Across the pond, in Canada, evidence from evaluations plays a decisive role in departments gaining spending sign-off from Treasury. There is also a requirement that all spending should be periodically evaluated. Both things the UK can and should learn from.

Third, day-to-day, government must have a clear sense of whether its activity, programmes and projects — the things that ultimately turn policy into results — are on track, budget and delivering efficiently. Yet, worryingly, interviewees told us even the people running things, including SROs, “often find it hard to get an accurate picture of progress” and information gaps about the objectives and key results of spending are “baffling and unconscionable”.

Turning this around will require action from the executive centre of government. We recommend that a “Performance Taskforce” is set up in Cabinet Office to set clear standards and monitor the use of real-time information on performance across government. To boost accountability there should be a presumption to publish evaluation and performance data.

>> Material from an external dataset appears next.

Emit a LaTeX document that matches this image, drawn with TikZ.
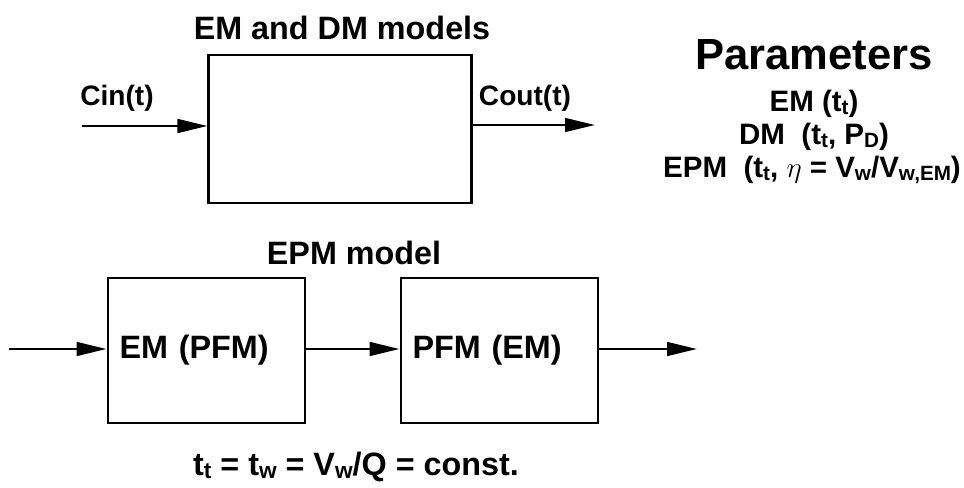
\documentclass[tikz,border=0pt]{standalone}
\usepackage{fontspec}
\setmainfont{Liberation Sans}
\usetikzlibrary{arrows.meta,positioning}
% small lowered letters for indices
\newcommand{\lo}[1]{\raisebox{-0.2ex}{\scalebox{0.7}{#1}}}
\begin{document}
\begin{tikzpicture}[font=\bfseries]
  \tikzstyle{box}=[draw, line width=2pt, minimum width=6.575cm, minimum height=3.7cm]
  \tikzstyle{stage}=[draw, line width=2pt, minimum width=4.925cm, minimum height=3.625cm,
                     text width=4.35cm, align=left, font=\fontsize{23}{26}\selectfont\bfseries]
  \tikzstyle{heading}=[font=\fontsize{23}{26}\selectfont\bfseries]
  \tikzstyle{signal}=[font=\fontsize{20}{22}\selectfont\bfseries]
  \tikzstyle{param}=[font=\fontsize{21}{23}\selectfont\bfseries]
  \tikzstyle{flow}=[line width=2pt, -{Triangle[length=0.75cm,width=0.34cm]}]
  \useasboundingbox (0,0) rectangle (24.1,12.175);

  % single box: EM and DM
  \node[box] (emdm) at (8.51,8.95) {};
  \node[heading] (emdmtitle) at (8.55,11.475) {EM and DM models};
  \coordinate (cin) at (2.05,9.025);
  \coordinate (cout) at (14.875,9.05);
  \draw[flow] (cin) -- (cin -| emdm.west);
  \draw[flow] (emdm.east |- cout) -- (cout);
  \node[signal] (cinlabel) at (2.925,9.725) {Cin(t)};
  \node[signal] (coutlabel) at (13.125,9.725) {Cout(t)};

  % parameters of each model
  \node[font=\fontsize{31}{34}\selectfont\bfseries] (partitle) at (20.35,10.8) {Parameters};
  \node[param] (parem) at (20.35,9.575) {EM (t\lo{t})};
  \node[param] (pardm) at (20.35,8.75) {DM\ \ (t\lo{t}, P\lo{D})};
  \node[param] (parepm) at (20.3,7.925) {EPM\ \ (t\lo{t}, $\eta$ = V\lo{w}/V\lo{w,EM})};

  % two boxes in series: EPM
  \node[heading] (epmtitle) at (8.85,5.85) {EPM model};
  \node[stage] (em) at (5.1625,3.4125) {EM (PFM)};
  \node[stage] (pfm) at (12.4875,3.4125) {PFM (EM)};
  \coordinate (in) at (0.225,3.45);
  \coordinate (out) at (17.425,3.45);
  \draw[flow] (in) -- (in -| em.west);
  \draw[flow] (em.east |- in) -- (in -| pfm.west);
  \draw[flow] (pfm.east |- out) -- (out);

  \node[heading, anchor=base] (ttime) at (8.9,0.3)
    {t\lo{t} = t\lo{w} = V\lo{w}/Q = const.};
\end{tikzpicture}
\end{document}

Finally, we must shatter the notion that ‘spending efficiently’ is a job for public finance directors, Treasury officials, or politicians alone. Instead, as Lord Nick Macpherson, former Permanent Secretary to the Treasury, argues in his foreword to our paper, it should be “central to the public servant’s mission”.

From Director-Generals, to those involved in frontline delivery, everyone must have opportunities, and incentives, to make sure that each pound of public spending is going as far as possible.

This will require creating a sense of “ownership” among senior leaders which means that even if people move on from long-term projects they still feel a sense of responsibility for the results a project delivers. Work by the Infrastructure and Projects Authority — which oversees the delivery of major projects in the UK — to boost the retention of project leads, including through setting firm tenure commitments and applying flexibility in renumeration and grading, has shown signs of success in this regard. This should be replicated more widely across government.

But crucially, an efficiency mindset must be embedded at every level. Government should much more intentionally reward staff who identify and put forward ideas for unlocking savings and improving delivery – and many of those working on the frontline will have practical insights and ideas that policy professionals lack.

Together these ideas offer a template, for whoever forms the next government, not just to set an efficiency target in a spending review — or a specific area of wasteful spending to focus on — but a new approach for maximising the impact of public spending. The ambition should be to inculcate and reward a genuine mindset of efficiency in Whitehall.